-- PROVIDED MATERIAL start --

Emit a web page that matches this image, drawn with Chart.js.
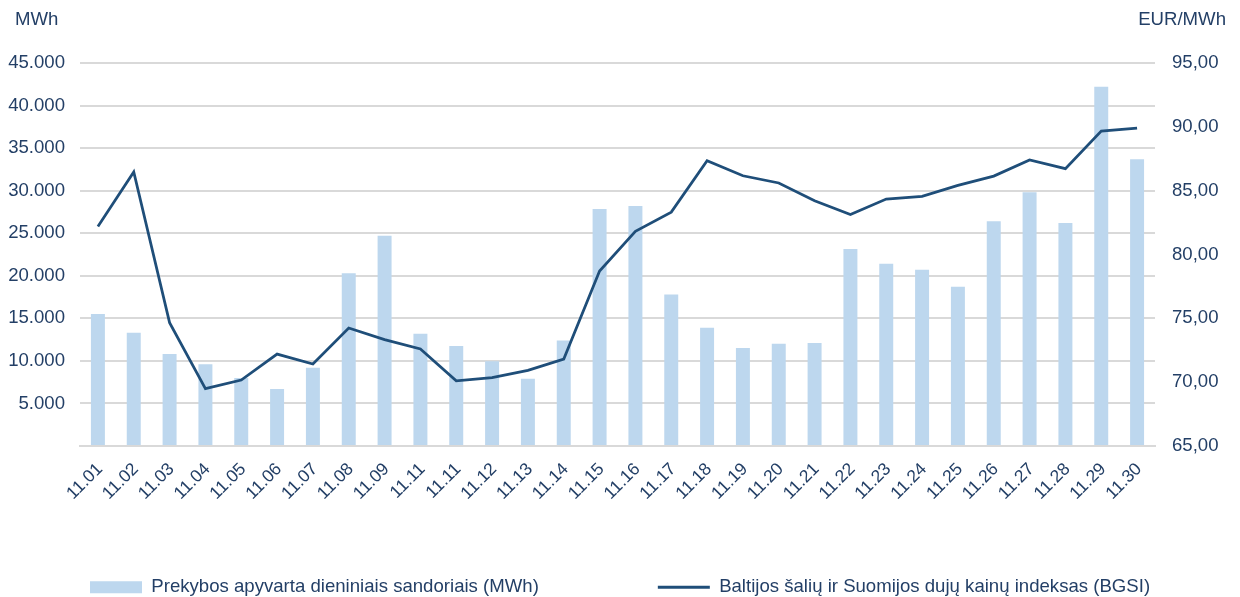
<!DOCTYPE html>
<html><head><meta charset="utf-8">
<script src="https://cdn.jsdelivr.net/npm/chart.js@4.4.1/dist/chart.umd.min.js"></script>
<style>html,body{margin:0;padding:0;background:#fff;}#wrap{width:1240px;height:597px;position:relative;}</style>
</head><body><div id="wrap"><canvas id="c"></canvas></div>
<script>
const categories = ["11.01","11.02","11.03","11.04","11.05","11.06","11.07","11.08","11.09","11.11","11.11","11.12","11.13","11.14","11.15","11.16","11.17","11.18","11.19","11.20","11.21","11.22","11.23","11.24","11.25","11.26","11.27","11.28","11.29","11.30"];
const turnoverMWh = [15500,13300,10800,9600,8000,6700,9200,20300,24700,13200,11750,9950,7900,12400,27850,28200,17800,13900,11500,12000,12100,23150,21400,20700,18700,26400,29800,26200,42200,33700];
const bgsiPrice = [82.2,86.46,74.66,69.5,70.17,72.2,71.42,74.24,73.33,72.6,70.11,70.35,70.93,71.81,78.7,81.81,83.32,87.34,86.17,85.6,84.21,83.14,84.34,84.55,85.41,86.14,87.4,86.72,89.67,89.9];
const seriesNames = ["Prekybos apyvarta dieniniais sandoriais (MWh)","Baltijos šalių ir Suomijos dujų kainų indeksas (BGSI)"];
const axisUnits = ["MWh","EUR/MWh"];
const leftRange = [0,45000,5000];
const rightRange = [65,95,5];

const textColor = '#233F66';
const barColor = '#BDD7EE';
const lineColor = '#1F4E79';
const gridColor = '#D9D9D9';
const FONT = '"Liberation Sans", Arial, sans-serif';
const FS = 18.6;

function fmtThousands(v){ return String(Math.round(v)).replace(/\B(?=(\d{3})+(?!\d))/g,'.'); }

const legendPlace = {
  id:'legendPlace',
  beforeLayout(chart){
    const lg = chart.legend;
    if (lg && !lg._patched){
      const fit = lg.fit;
      lg.fit = function(){
        const mw = this.maxWidth;
        this.maxWidth = 100000;
        fit.call(this);
        this.maxWidth = mw;
        this.width = mw;
        this.height = 61;
      };
      lg._patched = true;
    }
  },
  afterLayout(chart){
    const lg = chart.legend;
    const pad = lg.options.labels.padding;
    lg.top = 578 - pad;
    lg.bottom = chart.height;
    lg.height = lg.bottom - lg.top;
    lg.right = 3000;
    lg.left = 2 * 90 - pad - lg.right + lg.lineWidths[0];
    lg.width = lg.right - lg.left;
  }
};

const unitLabels = {
  id:'unitLabels',
  afterDraw(chart){
    const ctx = chart.ctx;
    ctx.save();
    ctx.font = FS + 'px ' + FONT;
    ctx.fillStyle = textColor;
    ctx.textBaseline = 'middle';
    ctx.textAlign = 'left';
    ctx.fillText(axisUnits[0], 15, 20);
    ctx.textAlign = 'right';
    ctx.fillText(axisUnits[1], 1226, 20);
    ctx.restore();
  }
};

new Chart(document.getElementById('c'), {
  type:'bar',
  data:{
    labels: categories,
    datasets:[
      {type:'bar', label:seriesNames[0], data:turnoverMWh, backgroundColor:barColor, barPercentage:0.39, categoryPercentage:1, yAxisID:'y', order:1},
      {type:'line', label:seriesNames[1], data:bgsiPrice, borderColor:lineColor, backgroundColor:lineColor, borderWidth:2.75, pointRadius:0, tension:0, fill:false, yAxisID:'y1', order:0}
    ]
  },
  options:{
    responsive:true, maintainAspectRatio:false, animation:false,
    layout:{padding:{top:63,left:0,right:0,bottom:0}},
    plugins:{
      tooltip:{enabled:false},
      legend:{
        position:'bottom',
        labels:{
          usePointStyle:true, pointStyleWidth:52, boxHeight:12, padding:119,
          color:textColor, font:{size:FS, family:FONT},
          sort:(a,b)=>a.datasetIndex-b.datasetIndex,
          generateLabels(chart){
            const items = Chart.defaults.plugins.legend.labels.generateLabels(chart);
            items.forEach(it=>{
              const ds = chart.data.datasets[it.datasetIndex];
              if (ds.type==='line'){ it.pointStyle='line'; it.strokeStyle=lineColor; it.fillStyle=lineColor; it.lineWidth=3; }
              else { it.pointStyle='rect'; it.fillStyle=barColor; it.strokeStyle=barColor; it.lineWidth=0; }
            });
            return items;
          }
        }
      }
    },
    scales:{
      x:{
        grid:{display:false},
        border:{display:true,color:gridColor,width:2},
        ticks:{minRotation:45,maxRotation:45,autoSkip:false,color:textColor,font:{size:17.5,family:FONT},padding:5,labelOffset:2},
        afterFit(s){ s.height = 90; }
      },
      y:{
        position:'left', min:leftRange[0], max:leftRange[1],
        ticks:{stepSize:leftRange[2], callback:v=> v===0 ? '' : fmtThousands(v), padding:15, color:textColor, font:{size:FS,family:FONT}},
        grid:{color:gridColor, lineWidth:2, drawTicks:false},
        border:{display:false},
        afterFit(s){ s.width = 80; }
      },
      y1:{
        position:'right', min:rightRange[0], max:rightRange[1],
        ticks:{stepSize:rightRange[2], callback:v=> Number(v).toFixed(2).replace('.',','), padding:17, color:textColor, font:{size:FS,family:FONT}},
        grid:{drawOnChartArea:false, drawTicks:false},
        border:{display:false},
        afterFit(s){ s.width = 85; }
      }
    }
  },
  plugins:[legendPlace, unitLabels]
});
</script></body></html>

-- PROVIDED MATERIAL end --

**WHAT THE TASK ASKS**
Transcribe the material as is, with images omitted.

**RESPONSE TO THIS TASK**
Emit a web page that matches this image, drawn with Chart.js.
<!DOCTYPE html>
<html><head><meta charset="utf-8">
<script src="https://cdn.jsdelivr.net/npm/chart.js@4.4.1/dist/chart.umd.min.js"></script>
<style>html,body{margin:0;padding:0;background:#fff;}#wrap{width:1240px;height:597px;position:relative;}</style>
</head><body><div id="wrap"><canvas id="c"></canvas></div>
<script>
const categories = ["11.01","11.02","11.03","11.04","11.05","11.06","11.07","11.08","11.09","11.11","11.11","11.12","11.13","11.14","11.15","11.16","11.17","11.18","11.19","11.20","11.21","11.22","11.23","11.24","11.25","11.26","11.27","11.28","11.29","11.30"];
const turnoverMWh = [15500,13300,10800,9600,8000,6700,9200,20300,24700,13200,11750,9950,7900,12400,27850,28200,17800,13900,11500,12000,12100,23150,21400,20700,18700,26400,29800,26200,42200,33700];
const bgsiPrice = [82.2,86.46,74.66,69.5,70.17,72.2,71.42,74.24,73.33,72.6,70.11,70.35,70.93,71.81,78.7,81.81,83.32,87.34,86.17,85.6,84.21,83.14,84.34,84.55,85.41,86.14,87.4,86.72,89.67,89.9];
const seriesNames = ["Prekybos apyvarta dieniniais sandoriais (MWh)","Baltijos šalių ir Suomijos dujų kainų indeksas (BGSI)"];
const axisUnits = ["MWh","EUR/MWh"];
const leftRange = [0,45000,5000];
const rightRange = [65,95,5];

const textColor = '#233F66';
const barColor = '#BDD7EE';
const lineColor = '#1F4E79';
const gridColor = '#D9D9D9';
const FONT = '"Liberation Sans", Arial, sans-serif';
const FS = 18.6;

function fmtThousands(v){ return String(Math.round(v)).replace(/\B(?=(\d{3})+(?!\d))/g,'.'); }

const legendPlace = {
  id:'legendPlace',
  beforeLayout(chart){
    const lg = chart.legend;
    if (lg && !lg._patched){
      const fit = lg.fit;
      lg.fit = function(){
        const mw = this.maxWidth;
        this.maxWidth = 100000;
        fit.call(this);
        this.maxWidth = mw;
        this.width = mw;
        this.height = 61;
      };
      lg._patched = true;
    }
  },
  afterLayout(chart){
    const lg = chart.legend;
    const pad = lg.options.labels.padding;
    lg.top = 578 - pad;
    lg.bottom = chart.height;
    lg.height = lg.bottom - lg.top;
    lg.right = 3000;
    lg.left = 2 * 90 - pad - lg.right + lg.lineWidths[0];
    lg.width = lg.right - lg.left;
  }
};

const unitLabels = {
  id:'unitLabels',
  afterDraw(chart){
    const ctx = chart.ctx;
    ctx.save();
    ctx.font = FS + 'px ' + FONT;
    ctx.fillStyle = textColor;
    ctx.textBaseline = 'middle';
    ctx.textAlign = 'left';
    ctx.fillText(axisUnits[0], 15, 20);
    ctx.textAlign = 'right';
    ctx.fillText(axisUnits[1], 1226, 20);
    ctx.restore();
  }
};

new Chart(document.getElementById('c'), {
  type:'bar',
  data:{
    labels: categories,
    datasets:[
      {type:'bar', label:seriesNames[0], data:turnoverMWh, backgroundColor:barColor, barPercentage:0.39, categoryPercentage:1, yAxisID:'y', order:1},
      {type:'line', label:seriesNames[1], data:bgsiPrice, borderColor:lineColor, backgroundColor:lineColor, borderWidth:2.75, pointRadius:0, tension:0, fill:false, yAxisID:'y1', order:0}
    ]
  },
  options:{
    responsive:true, maintainAspectRatio:false, animation:false,
    layout:{padding:{top:63,left:0,right:0,bottom:0}},
    plugins:{
      tooltip:{enabled:false},
      legend:{
        position:'bottom',
        labels:{
          usePointStyle:true, pointStyleWidth:52, boxHeight:12, padding:119,
          color:textColor, font:{size:FS, family:FONT},
          sort:(a,b)=>a.datasetIndex-b.datasetIndex,
          generateLabels(chart){
            const items = Chart.defaults.plugins.legend.labels.generateLabels(chart);
            items.forEach(it=>{
              const ds = chart.data.datasets[it.datasetIndex];
              if (ds.type==='line'){ it.pointStyle='line'; it.strokeStyle=lineColor; it.fillStyle=lineColor; it.lineWidth=3; }
              else { it.pointStyle='rect'; it.fillStyle=barColor; it.strokeStyle=barColor; it.lineWidth=0; }
            });
            return items;
          }
        }
      }
    },
    scales:{
      x:{
        grid:{display:false},
        border:{display:true,color:gridColor,width:2},
        ticks:{minRotation:45,maxRotation:45,autoSkip:false,color:textColor,font:{size:17.5,family:FONT},padding:5,labelOffset:2},
        afterFit(s){ s.height = 90; }
      },
      y:{
        position:'left', min:leftRange[0], max:leftRange[1],
        ticks:{stepSize:leftRange[2], callback:v=> v===0 ? '' : fmtThousands(v), padding:15, color:textColor, font:{size:FS,family:FONT}},
        grid:{color:gridColor, lineWidth:2, drawTicks:false},
        border:{display:false},
        afterFit(s){ s.width = 80; }
      },
      y1:{
        position:'right', min:rightRange[0], max:rightRange[1],
        ticks:{stepSize:rightRange[2], callback:v=> Number(v).toFixed(2).replace('.',','), padding:17, color:textColor, font:{size:FS,family:FONT}},
        grid:{drawOnChartArea:false, drawTicks:false},
        border:{display:false},
        afterFit(s){ s.width = 85; }
      }
    }
  },
  plugins:[legendPlace, unitLabels]
});
</script></body></html>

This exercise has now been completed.